Released as a tour only CD limited to 750 copies supporting their collaborative album with the Focus Group in 2009, Mother Is The Milky Way takes on a retrospective weight as Broadcast’s true final release before Trish Keenan’s passing in 2011. The release contains some of Broadcast’s warmest, most personal recordings as a group.

Trish Keenan was known for her dreamily distant delivery on Broadcast’s records, but before connecting with James Cargill, Keenan was a part of another duo in Birmingham: the more folk-leaning Hayward Winters. While virtually nothing from that project made it onto the internet aside from a few mentions in interviews, it provides some explanation for how naturally Broadcast slipped into sample-heavy psych folk for Mother. The EP properly opens on ‘In Here The World Begins’, unfurling woozily but proving to be the closest Keenan and Cargill come to a standard issue Broadcast song here. Highlight ‘Elegant Elephant’ is more telling of the project’s aim, crafting a pastoral folk song in what sounds like the belly of a beast, soothed only by the reverberations of Keenan’s voice inside.

Sketches of songs quickly give way to tripped out field recordings, woodwind interludes, and excited chatter underpinning Keenan’s singing, giving Mother a certain wide-eyed, psychedelic Alice in Wonderland-esque whimsy. Considering Keenan was a known lover of the children’s book, it’s hard not see Mother as a bittersweet, unintentional tribute to Keenan’s life, but far more enjoyable to just enjoy the ride down one last rabbit hole from Broadcast.

Maida Vale Sessions

The Maida Vale Sessions compiles four of Broadcast’s live performances at the famed West London studios between October 1996 and August 2003, charting the band from their first year together to near-international recognition as their sound continued mutating.

Even in their embryonic state, Broadcast appear fully formed on their first session for John Peel in 1996, performing three early singles along with a near-complete sketch of ‘City In Progress’ four years before its proper release. Less than a year later, Broadcast were already toying with the public’s perception of them in their 1997 Evening Session. Known for her cool, withdrawn delivery and hesitancy towards live performances, Keenan brings a sweeter, more confident warmth to the live version of ‘Come On Let’s Go’ alongside three propulsive performances of the band’s work between their Work and Non Work and The Noise Made by People eras.

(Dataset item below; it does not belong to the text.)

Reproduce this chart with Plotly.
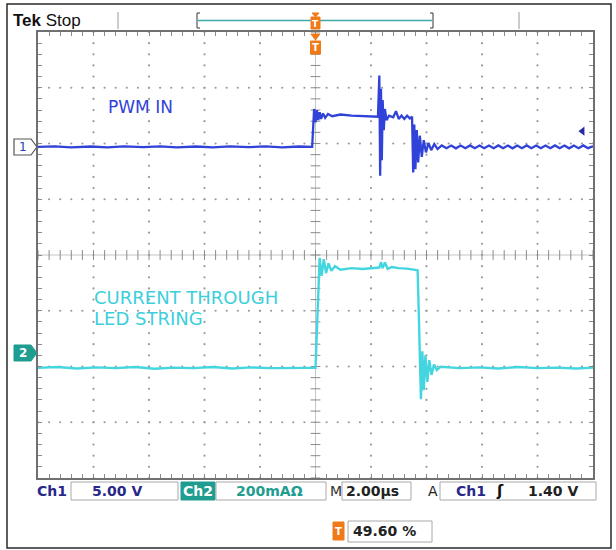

The latter sessions, recorded in 2000 and 2003, audibly track their psychedelic pop transitioning into exhilarating, noisy decay as the group pared down to the core duo of James Cargill and Trish Keenan. ‘Pendulum’ and “Colour Me In” come off even more brassy and commanding here than on HaHa Sound, while their cover of Nico’s ‘Sixty Forty’ ends the collection on a shoegazing high, signalling the experimenting to come with Tender Buttons. More than cementing their chameleonic sound though, this compilation stands as both a career-spanning look and introduction to Broadcast’s powers as a live act.